>>>

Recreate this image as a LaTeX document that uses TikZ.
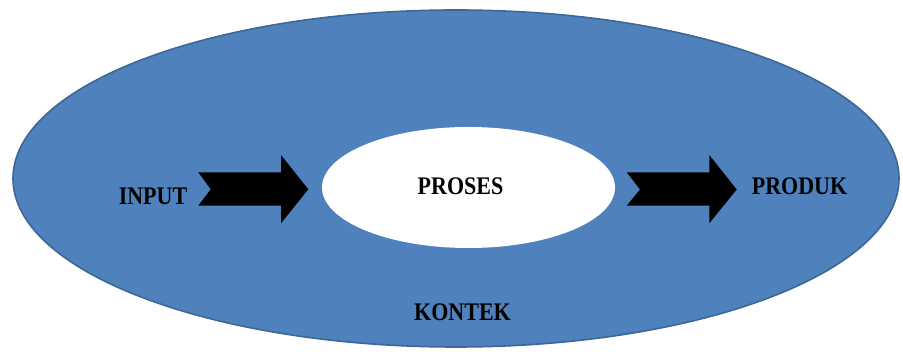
\documentclass[tikz,border=0pt]{standalone}
\usepackage{fontspec}
\usepackage{graphicx}
\setmainfont{Liberation Serif}
\usetikzlibrary{shapes.geometric}
\definecolor{ctxblue}{HTML}{4F81BD}
\definecolor{ctxedge}{HTML}{3C6796}
\tikzset{
  lbl/.style={font=\fontsize{22}{26}\selectfont\bfseries, inner sep=0pt, text=black},
  blockarrow/.style={fill=black, draw=none}
}
\newcommand{\tall}[1]{\scalebox{1}[1.15]{#1}}
\begin{document}
\begin{tikzpicture}[x=1pt,y=-1pt]
\useasboundingbox (0,0) rectangle (903,352);
\node[ellipse, draw=ctxedge, line width=1.6pt, fill=ctxblue, minimum width=886pt, minimum height=337pt, inner sep=0pt] (kontekellipse) at (456,178.5) {};
\node[ellipse, fill=white, draw=none, minimum width=293pt, minimum height=121pt, inner sep=0pt] (prosesellipse) at (468.5,187.5) {};
\node[lbl] (proses) at (460.5,186.5) {\tall{PROSES}};
\node[lbl] (input) at (153,196) {\tall{INPUT}};
\node[lbl] (produk) at (799.5,186.5) {\tall{PRODUK}};
\node[lbl] (kontek) at (462.5,312) {\tall{KONTEK}};
% left block arrow
\fill[blockarrow] (198.3,172.3) -- (281,172.3) -- (281,155) -- (308.3,189.3) -- (281,223.3) -- (281,205.7) -- (198.3,205.7) -- (210.7,189.3) -- cycle;
% right block arrow
\fill[blockarrow] (626.7,172.3) -- (709.3,172.3) -- (709.3,155) -- (736.7,189.5) -- (709.3,223.3) -- (709.3,205.7) -- (626.7,205.7) -- (640,189.5) -- cycle;
\end{tikzpicture}
\end{document}
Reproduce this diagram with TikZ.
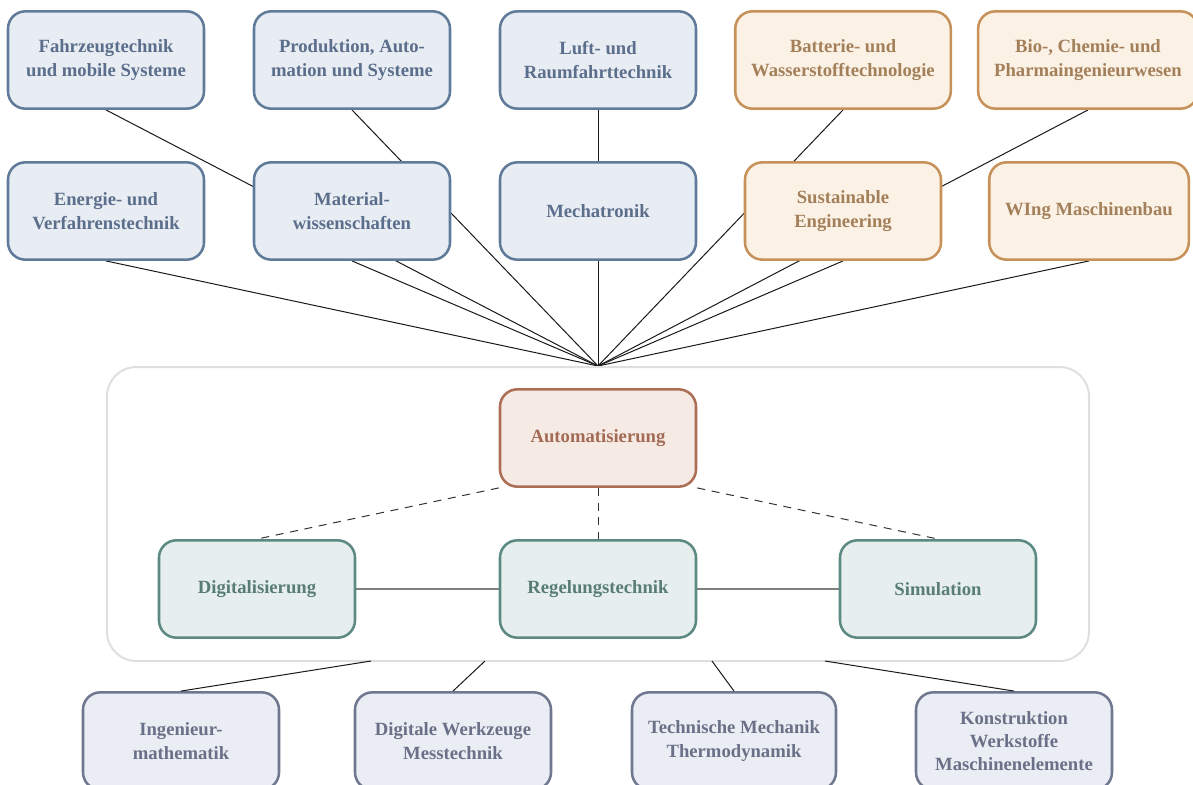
\documentclass[tikz,border=0pt]{standalone}
\usepackage{fontspec}
\setmainfont{Liberation Serif}
\usetikzlibrary{backgrounds}
\definecolor{blufill}{HTML}{E8ECF3}
\definecolor{bluline}{HTML}{5F7B99}
\definecolor{blutext}{HTML}{5B6E8B}
\definecolor{orgfill}{HTML}{FBF1E5}
\definecolor{orgline}{HTML}{C6925A}
\definecolor{orgtext}{HTML}{A3805A}
\definecolor{autfill}{HTML}{F6EAE4}
\definecolor{autline}{HTML}{AC6F55}
\definecolor{auttext}{HTML}{A36A54}
\definecolor{grnfill}{HTML}{E7EFEE}
\definecolor{grnline}{HTML}{5C8A82}
\definecolor{grntext}{HTML}{587C76}
\definecolor{basfill}{HTML}{EAEDF3}
\definecolor{basline}{HTML}{6F7890}
\definecolor{bastext}{HTML}{6A7087}

\begin{document}
\begin{tikzpicture}[x=0.75pt, y=-0.75pt,
      box/.style={rounded corners=13pt, line width=1.9pt, minimum width=147pt,
                  minimum height=73pt, align=center, inner xsep=12pt,
                  font=\fontsize{14}{17.5}\selectfont\bfseries},
      blu/.style={box, fill=blufill, draw=bluline, text=blutext},
      org/.style={box, fill=orgfill, draw=orgline, text=orgtext},
      aut/.style={box, fill=autfill, draw=autline, text=auttext},
      grn/.style={box, fill=grnfill, draw=grnline, text=grntext},
      bas/.style={box, fill=basfill, draw=basline, text=bastext},
      grp/.style={rounded corners=22pt, draw=gray!25, line width=1.5pt,
                  minimum width=736.5pt, minimum height=220.5pt},
      link/.style={line width=0.75pt, black!90},
      dsh/.style={line width=0.75pt, black!80, dash pattern=on 6pt off 5pt},
      peer/.style={line width=1.1pt, gray}
    ]
      \useasboundingbox (0,0) rectangle (1193,785);

      % Studiengaenge
      \node[blu] (fahr) at (106,60) {Fahrzeugtechnik\\und mobile Systeme};
      \node[blu] (prod) at (352,60) {Produktion, Auto-\\mation und Systeme};
      \node[blu] (luft) at (598,60) {Luft- und\\Raumfahrttechnik};
      \node[org] (batt) at (843,60) {Batterie- und\\Wasserstofftechnologie};
      \node[org] (bio) at (1088,60) {Bio-, Chemie- und\\Pharmaingenieurwesen};
      \node[blu] (ener) at (106,211) {Energie- und\\Verfahrenstechnik};
      \node[blu] (mat) at (352,211) {Material-\\wissenschaften};
      \node[blu] (mech) at (598,211) {Mechatronik};
      \node[org] (sust) at (843,211) {Sustainable\\Engineering};
      \node[org] (wing) at (1089,211) {WIng Maschinenbau};

      \coordinate (hub) at (598,366);

      % Vertiefung
      \node[grp] (grp) at (598,514) {};
      \node[aut] (auto) at (598,438) {Automatisierung};
      \node[grn] (dig) at (257,589) {Digitalisierung};
      \node[grn] (reg) at (598,589) {Regelungstechnik};
      \node[grn] (sim) at (938,589) {Simulation};

      % Grundlagen
      \node[bas] (ing) at (181,741) {Ingenieur-\\mathematik};
      \node[bas] (dwz) at (453,741) {Digitale Werkzeuge\\Messtechnik};
      \node[bas] (tm) at (734,741) {Technische Mechanik\\Thermodynamik};
      \node[bas] (kon) at (1014,741) {Konstruktion\\Werkstoffe\\Maschinenelemente};

      \coordinate (g1) at (371,661);
      \coordinate (g2) at (485,661);
      \coordinate (g3) at (712,661);
      \coordinate (g4) at (825,661);

      \begin{scope}[on background layer]
        \draw[link] (fahr.south) -- (hub);
        \draw[link] (prod.south) -- (hub);
        \draw[link] (luft.south) -- (hub);
        \draw[link] (batt.south) -- (hub);
        \draw[link] (bio.south) -- (hub);
        \draw[link] (ener.south) -- (hub);
        \draw[link] (mat.south) -- (hub);
        \draw[link] (mech.south) -- (hub);
        \draw[link] (sust.south) -- (hub);
        \draw[link] (wing.south) -- (hub);

        \draw[peer] (dig) -- (reg);
        \draw[peer] (reg) -- (sim);
      \end{scope}

      \draw[dsh] (auto.south west) -- (dig.north);
      \draw[dsh] (auto.south) -- (reg.north);
      \draw[dsh] (auto.south east) -- (sim.north);

      \draw[link] (g1) -- (ing.north);
      \draw[link] (g2) -- (dwz.north);
      \draw[link] (g3) -- (tm.north);
      \draw[link] (g4) -- (kon.north);
    \end{tikzpicture}
\end{document}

<<<

TASK PROMPT: Both the line with "Reproduce this diagram with TikZ." and the line with "(0,0) rectangle (1193,785);" are included: reproduce them and every line between, exactly, with pictures omitted.

ANSWER TO THE TASK:
Reproduce this diagram with TikZ.
\documentclass[tikz,border=0pt]{standalone}
\usepackage{fontspec}
\setmainfont{Liberation Serif}
\usetikzlibrary{backgrounds}
\definecolor{blufill}{HTML}{E8ECF3}
\definecolor{bluline}{HTML}{5F7B99}
\definecolor{blutext}{HTML}{5B6E8B}
\definecolor{orgfill}{HTML}{FBF1E5}
\definecolor{orgline}{HTML}{C6925A}
\definecolor{orgtext}{HTML}{A3805A}
\definecolor{autfill}{HTML}{F6EAE4}
\definecolor{autline}{HTML}{AC6F55}
\definecolor{auttext}{HTML}{A36A54}
\definecolor{grnfill}{HTML}{E7EFEE}
\definecolor{grnline}{HTML}{5C8A82}
\definecolor{grntext}{HTML}{587C76}
\definecolor{basfill}{HTML}{EAEDF3}
\definecolor{basline}{HTML}{6F7890}
\definecolor{bastext}{HTML}{6A7087}

\begin{document}
\begin{tikzpicture}[x=0.75pt, y=-0.75pt,
      box/.style={rounded corners=13pt, line width=1.9pt, minimum width=147pt,
                  minimum height=73pt, align=center, inner xsep=12pt,
                  font=\fontsize{14}{17.5}\selectfont\bfseries},
      blu/.style={box, fill=blufill, draw=bluline, text=blutext},
      org/.style={box, fill=orgfill, draw=orgline, text=orgtext},
      aut/.style={box, fill=autfill, draw=autline, text=auttext},
      grn/.style={box, fill=grnfill, draw=grnline, text=grntext},
      bas/.style={box, fill=basfill, draw=basline, text=bastext},
      grp/.style={rounded corners=22pt, draw=gray!25, line width=1.5pt,
                  minimum width=736.5pt, minimum height=220.5pt},
      link/.style={line width=0.75pt, black!90},
      dsh/.style={line width=0.75pt, black!80, dash pattern=on 6pt off 5pt},
      peer/.style={line width=1.1pt, gray}
    ]
      \useasboundingbox (0,0) rectangle (1193,785);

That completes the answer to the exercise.